SUPPLIED DATA ::
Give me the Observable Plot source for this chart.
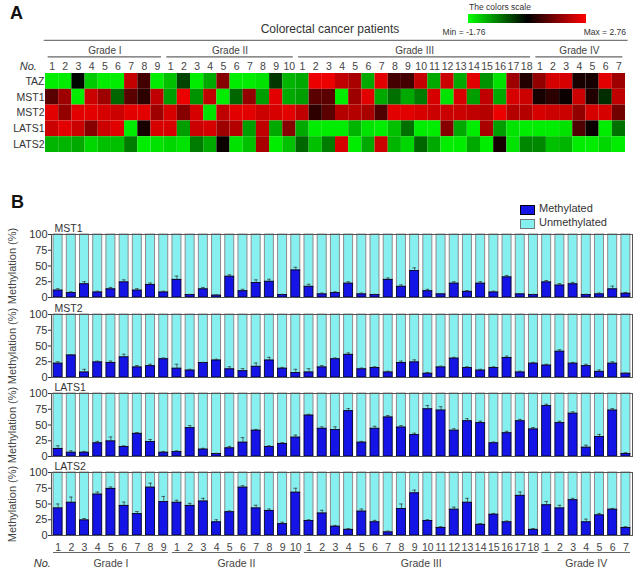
<!DOCTYPE html>
<html>
<head>
<meta charset="utf-8">
<script src="https://cdn.jsdelivr.net/npm/d3@7"></script>
<script src="https://cdn.jsdelivr.net/npm/@observablehq/plot@0.6"></script>
<style>
  html, body { margin: 0; padding: 0; background: #fff; }
  #root { position: relative; width: 642px; height: 584px; overflow: hidden; font-family: "Liberation Sans", Arial, sans-serif; color: #333; }
  .abs { position: absolute; }
  .lbl { position: absolute; white-space: nowrap; }
</style>
</head>
<body>
<div id="root"></div>
<script>
// ---------- DATA ----------
const grades = ["Grade I", "Grade II", "Grade III", "Grade IV"];
const gradeSizes = [9, 10, 18, 7];

// Panel A: relative expression (heat map), 44 patients per gene
const genesA = ["TAZ", "MST1", "MST2", "LATS1", "LATS2"];
const tazExpr = [-1.6,-1.6,0.45,-1.3,-1.6,-1.6,2.25,1.1,-1.6,
  -1.2,-0.1,-1.6,-1.0,1.7,-1.6,-1.6,-1.5,0.0,-1.1,
  -1.0,2.6,2.6,2.2,2.0,-1.0,2.5,1.1,1.1,2.25,-1.0,2.3,-1.0,2.5,-0.8,-1.5,1.9,0.8,
  1.8,2.4,2.4,0.7,0.7,2.5,1.9];
const mst1Expr = [1.3,1.9,-1.6,2.3,1.9,-0.4,1.3,0.9,2.2,
  -0.9,2.6,-0.8,2.2,-1.6,-0.4,1.8,-0.9,2.5,-1.0,
  -0.9,1.3,1.3,-1.6,1.9,2.5,-1.0,-0.5,-1.0,-0.6,2.4,-1.5,2.4,-0.9,2.2,-1.0,2.4,2.3,
  0.7,0.9,0.6,2.3,0.8,0.1,2.2];
const mst2Expr = [2.5,1.8,2.5,2.5,2.4,2.3,2.5,2.5,1.9,
  2.4,1.7,2.4,-1.5,2.2,2.5,2.5,2.3,2.4,2.5,
  2.2,0.9,1.3,2.1,2.1,2.0,1.2,2.5,2.5,2.4,2.3,2.3,2.3,2.2,2.1,2.6,2.1,2.1,
  2.4,2.3,2.3,1.8,2.4,2.4,1.5];
const lats1Expr = [2.3,2.5,2.3,1.7,2.3,2.5,-1.6,0.7,2.4,
  2.4,-0.9,2.3,2.4,1.9,2.1,-0.9,2.2,-1.0,1.7,
  -1.0,-1.6,-1.6,-1.6,-1.1,-1.5,-1.6,-1.2,-0.5,-1.6,-1.6,1.7,-1.0,-1.6,2.0,-0.9,-1.5,-1.6,
  -1.6,-1.6,-1.5,1.2,0.6,-1.6,-0.5];
const lats2Expr = [-1.1,-1.1,-1.0,-1.4,-1.2,-1.2,-0.6,-1.6,-1.5,
  -1.4,-1.5,-0.6,-1.0,0.6,-1.5,-1.2,2.0,-1.6,-1.2,
  -0.4,-1.2,-0.6,2.4,-1.6,-1.0,2.3,-1.1,-1.4,-0.4,-1.0,-1.6,-1.6,-1.0,-1.6,0.7,-1.5,-0.7,
  -0.7,-1.2,-1.1,-1.6,-1.6,-1.4,-1.6];
const exprMin = -1.76, exprMax = 2.76;

// Panel B: methylation (%) and error
const genesB = ["MST1", "MST2", "LATS1", "LATS2"];
const mst1Meth = [11,7,21,8,13,24,11,20,8, 28,4,13,3,33,10,23,25,4,43,
  17,5,7,22,5,4,28,17,42,10,5,22,9,22,8,32,5,4, 24,19,21,4,5,13,6];
const mst1Err = [3,2,4,2,3,4,3,3,2, 6,1,3,1,3,3,5,4,1,5,
  4,2,2,3,2,1,3,3,5,3,1,3,2,3,2,3,1,1, 3,3,3,1,2,5,2];
const mst2Meth = [22,35,8,24,23,32,16,18,29, 14,11,23,27,13,10,17,27,14,7,
  8,16,29,36,13,15,8,23,24,6,16,30,15,11,15,31,8,22, 19,41,22,18,9,22,6];
const mst2Err = [3,1,5,2,3,5,3,3,2, 7,2,1,2,4,4,6,5,2,6,
  6,3,2,3,2,2,2,3,4,2,2,2,2,2,2,3,2,2, 2,3,2,3,3,3,1];
const lats1Meth = [12,6,6,21,24,15,36,23,6, 7,45,11,4,13,22,41,15,20,30,
  65,44,42,72,22,44,62,46,34,75,73,41,56,53,21,37,56,43, 80,53,68,14,31,73,4];
const lats1Err = [5,3,2,3,7,2,2,4,2, 2,4,2,1,3,8,2,2,2,4,
  2,3,5,4,2,4,3,3,3,6,6,3,4,3,2,3,3,3, 3,3,3,4,4,3,2];
const lats2Meth = [43,52,24,65,74,47,34,76,53, 52,47,54,21,37,76,43,39,18,68,
  23,35,14,9,38,21,5,42,67,23,12,41,52,17,33,21,63,9, 48,43,56,21,32,41,12];
const lats2Err = [7,9,3,4,3,6,4,7,9, 4,4,5,4,2,3,5,3,3,7,
  2,5,2,2,4,3,2,8,5,2,2,4,7,2,2,2,6,2, 6,5,3,5,3,2,2];

// ---------- DERIVED ----------
const exprRows = [tazExpr, mst1Expr, mst2Expr, lats1Expr, lats2Expr];
const methRows = [mst1Meth, mst2Meth, lats1Meth, lats2Meth];
const errRows = [mst1Err, mst2Err, lats1Err, lats2Err];
const groups = [];
let s = 0;
grades.forEach((g, k) => { groups.push({name: g, start: s, end: s + gradeSizes[k]}); s += gradeSizes[k]; });
const patientNo = groups.flatMap(g => d3.range(1, g.end - g.start + 1));
const heatData = genesA.flatMap((g, r) => exprRows[r].map((v, i) => ({r, i, v})));

const font = "'Liberation Sans', Arial, sans-serif";
const methColor = "#1414e6";
const unmethColor = "#86f0f0";
const gGreen = "#00ff00", gBlack = "#000000", gRed = "#ff0000";
const midVal = 0.5;

const root = document.getElementById("root");
function place(el, left, top) {
  const d = document.createElement("div");
  d.className = "abs"; d.style.left = left + "px"; d.style.top = top + "px";
  d.appendChild(el); root.appendChild(d); return d;
}
function label(text, css) {
  const d = document.createElement("div");
  d.className = "lbl"; d.textContent = text; Object.assign(d.style, css); root.appendChild(d); return d;
}

// ---------- PANEL A ----------
const heat = Plot.plot({
  width: 642, height: 160,
  marginLeft: 45, marginRight: 17, marginTop: 73, marginBottom: 8,
  style: {background: "transparent", overflow: "visible", fontFamily: font, fontSize: "10.5px", color: "#333"},
  x: {domain: [0, 44], axis: null},
  y: {domain: [0, 5], reverse: true, axis: null},
  color: {type: "linear", domain: [exprMin, midVal, exprMax], range: [gGreen, gBlack, gRed], interpolate: "rgb"},
  marks: [
    Plot.rect(heatData, {x1: "i", x2: d => d.i + 1, y1: "r", y2: d => d.r + 1, fill: "v"}),
    Plot.text(genesA, {x: 0, y: (d, i) => i + 0.5, text: d => d, textAnchor: "end", dx: -1, fill: "#333"}),
    Plot.text(patientNo, {x: (d, i) => i + 0.5, y: -0.42, text: d => String(d), fill: "#444"}),
    Plot.text(["No."], {x: -1.3, y: -0.42, text: d => d, fontStyle: "italic", fontSize: 11, fill: "#333"}),
    Plot.ruleY(groups, {y: -1.05, x1: d => d.start + 0.2, x2: d => d.end - 0.2, stroke: "#666", strokeWidth: 1.2}),
    Plot.text(groups, {x: d => (d.start + d.end) / 2, y: -1.42, text: "name", fill: "#444", fontSize: 10}),
    Plot.ruleY([0], {y: -2.1, x1: -0.1, x2: 44.2, stroke: "#777", strokeWidth: 1.2})
  ]
});
place(heat, 0, 0);

label("A", {left: "10px", top: "3px", fontSize: "18px", fontWeight: "bold", color: "#111"});
label("Colorectal cancer patients", {left: "330px", top: "22px", transform: "translateX(-50%)", fontSize: "12px", color: "#333"});
label("The colors scale", {left: "500px", top: "2px", transform: "translateX(-50%)", fontSize: "8.5px", color: "#333"});
const bar = document.createElement("div");
const midPct = ((midVal - exprMin) / (exprMax - exprMin) * 100).toFixed(1);
Object.assign(bar.style, {position: "absolute", left: "468px", top: "14px", width: "118px", height: "9px",
  background: `linear-gradient(to right, ${gGreen}, ${gBlack} ${midPct}%, ${gRed})`});
root.appendChild(bar);
label("Min = " + exprMin, {left: "464px", top: "27px", transform: "translateX(-50%)", fontSize: "8.5px", color: "#333"});
label("Max = " + exprMax, {right: "16px", top: "27px", fontSize: "8.5px", color: "#333"});

// ---------- PANEL B ----------
label("B", {left: "11px", top: "192px", fontSize: "18px", fontWeight: "bold", color: "#111"});
function swatch(left, top, color, stroke) {
  const d = document.createElement("div");
  Object.assign(d.style, {position: "absolute", left: left + "px", top: top + "px", width: "13px", height: "8px", background: color, border: "1px solid " + stroke});
  root.appendChild(d);
}
swatch(520, 205, methColor, "#000");
label("Methylated", {left: "539px", top: "202px", fontSize: "11px", color: "#333"});
swatch(520, 219, unmethColor, "#777");
label("Unmethylated", {left: "539px", top: "216px", fontSize: "11px", color: "#333"});

const panelTops = [234, 314, 393, 472];
const inner = 63;
genesB.forEach((gene, k) => {
  const last = k === genesB.length - 1;
  const rows = methRows[k].map((v, i) => ({i, v, e: errRows[k][i], n: patientNo[i]}));
  const mt = 14, mb = last ? 40 : 4;
  const marks = [
    Plot.rect(rows, {x1: "i", x2: d => d.i + 1, y1: "v", y2: 100, fill: unmethColor, stroke: "#8c8c8c", strokeWidth: 1, insetLeft: 2.1, insetRight: 2.1}),
    Plot.rect(rows, {x1: "i", x2: d => d.i + 1, y1: 0, y2: "v", fill: methColor, stroke: "#000022", strokeWidth: 0.9, insetLeft: 2.1, insetRight: 2.1}),
    Plot.ruleX(rows, {x: d => d.i + 0.5, y1: "v", y2: d => d.v + d.e, stroke: "#333", strokeWidth: 0.7}),
    Plot.ruleY(rows, {y: d => d.v + d.e, x1: d => d.i + 0.36, x2: d => d.i + 0.64, stroke: "#333", strokeWidth: 0.7}),
    Plot.frame({stroke: "#555", strokeWidth: 1}),
    Plot.text([gene], {frameAnchor: "top-left", text: d => d, textAnchor: "start", lineAnchor: "bottom", dx: 3, dy: -3, fontSize: 10.5, fill: "#333"}),
    Plot.text(["Methylation (%)"], {frameAnchor: "left", text: d => d, textAnchor: "middle", rotate: -90, dx: -39, fontSize: 11, fill: "#444"})
  ];
  if (last) {
    marks.push(
      Plot.text(rows, {x: d => d.i + 0.5, y: 0, text: d => String(d.n), dy: 12, fill: "#444", fontSize: 10.5}),
      Plot.ruleY(groups, {y: 0, dy: 17, x1: d => d.start + 0.15, x2: d => d.end - 0.15, stroke: "#666", strokeWidth: 1.2}),
      Plot.text(groups, {x: d => (d.start + d.end) / 2, y: 0, dy: 28, text: "name", fill: "#444", fontSize: 10.5}),
      Plot.text(["No."], {x: -0.7, y: 0, dy: 28, text: d => d, fontStyle: "italic", fontSize: 11, fill: "#333"})
    );
  }
  const p = Plot.plot({
    width: 642, height: mt + inner + mb,
    marginLeft: 51, marginRight: 10, marginTop: mt, marginBottom: mb,
    style: {background: "transparent", overflow: "visible", fontFamily: font, fontSize: "11px", color: "#333"},
    x: {domain: [0, 44], axis: null},
    y: {domain: [0, 100], ticks: [0, 25, 50, 75, 100], tickSize: 3, tickPadding: 1, label: null},
    marks
  });
  place(p, 0, panelTops[k] - mt);
});
</script>
</body>
</html>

STATED TASK ::
Could the lines from the top of the material through the line with "const gradeSizes = [9, 10, 18, 7];" be repeated exactly, pictures left out?

TASK RESPONSE ::
Give me the Observable Plot source for this chart.
<!DOCTYPE html>
<html>
<head>
<meta charset="utf-8">
<script src="https://cdn.jsdelivr.net/npm/d3@7"></script>
<script src="https://cdn.jsdelivr.net/npm/@observablehq/plot@0.6"></script>
<style>
  html, body { margin: 0; padding: 0; background: #fff; }
  #root { position: relative; width: 642px; height: 584px; overflow: hidden; font-family: "Liberation Sans", Arial, sans-serif; color: #333; }
  .abs { position: absolute; }
  .lbl { position: absolute; white-space: nowrap; }
</style>
</head>
<body>
<div id="root"></div>
<script>
// ---------- DATA ----------
const grades = ["Grade I", "Grade II", "Grade III", "Grade IV"];
const gradeSizes = [9, 10, 18, 7];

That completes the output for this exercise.